Rachel Aspden (Other Press – 2016)
The young people in Cairo’s Tahrir Square mezmerised me in January 2011. I was glued to social media and the Al Jazeera channel streaming on TV.
I knew very little about what sparked the millions of Egyptians to leave their homes and take to the streets, but something clicked in me. Their revolution was contagious. If Mubarak, who came to power in 1981, could be thrown out, then perhaps the entire corrupt world order could be turned on its head. Their success was intoxicating and fueled my interest to learn more about the Middle East — history, politics, current events — I began reading anything I could get my hands on. I purchased my first ticket and flew to Cairo in August 2011. I’ve returned for extended visits (months at a time) four times since.
One thing I’ve learned in the past six years: there’s no description or explanation that easily explains Egypt and Egyptians.

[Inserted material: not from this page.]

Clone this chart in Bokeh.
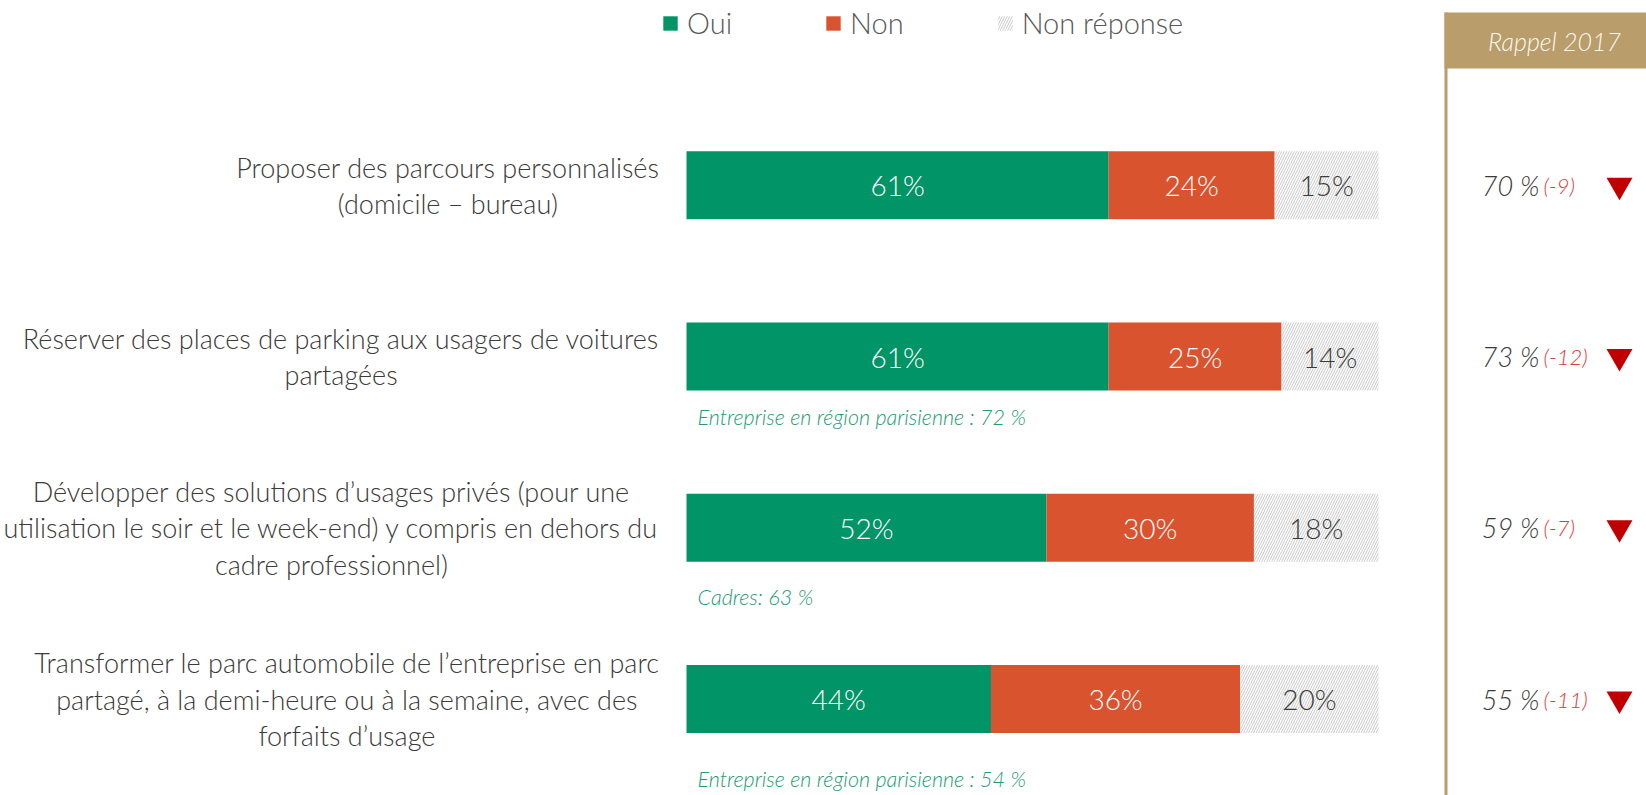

I’ve met and talked in more than just passing terms with street vendors, university students, hotel staff, government officials, the Egyptian Foreign Ambassador, NGO workers, taxi drivers, police, rural and urban Egyptians, hotel owners in Cairo and the Red Sea, the Muslim Brotherhood, Coptic Christians, aetheists, lawyers and professors, and the young, old and middle-aged. (Arabic is not in my repertoire so my slice of Egyptian life has been limited to English-speakers except where translators were available.) No two Egyptians share the same opinion about anything — on politics or popular culture.In Generation Revolution, Rachel Aspden has captured the impossible. I felt that same awe of Egypt and its people while I read her book. I couldn’t put it down.
In 2003, Rachel Aspden arrived in Egypt as a 23-year-old journalist. She found a country on the brink of change. The two-thirds of Egypt’s 8 million citizens under the age of 30 were stifled, broken and frustrated, caught between a dictatorship that had nothing to offer them and their autocratic parents’ generation, defined by tradition and obedience.
In January 2011, the young people’s patience ran out. They thought the revolution that followed would change everything. But as violence escalated, the economy collapsed and as the united front against Mubarak shattered into sectarianism, many found themselves at a loss.
Following the stories of four young Egyptians – Amr the atheist software engineer, Amal the village girl who defied her family and her entire community, Ayman the one-time religious extremist and Ruqayah the would-be teenage martyr – Generation Revolution exposes the failure of the Arab Spring and shines new light on those left in the wake of its lost promise.
The author seems to have no fear, putting herself in situations that I would never dare. She’s also able to record events unfolding — such as the Rabaa massacre — from the inside out, from the accounts her friends shared who were actually there.
I wonder how some of my Egyptian friends would respond to Generation Revolution. I know just who I would send a copy to, if only I could. The mail in Egypt is outrageously unreliable. In November 2015, officials in the local post office told me that no snail mail to the U.S.would be accepted because there were no flights between the U.S. and Egypt. Seriously!
Rachel Aspden’s ability to weave the personal lives and dreams of the Egyptians in her book within the larger political context of a revolution – coup – and the military rule of today is a testament to her mastery of journalism skills and deep affection for the people she came to know so well.
I won’t soon forget Aspden or Amr, Amal, Abdel Rahman, Mazen, Ayman, Abu El-Hassan, Ruqayah, or Sara (some names she changed to protect their identities).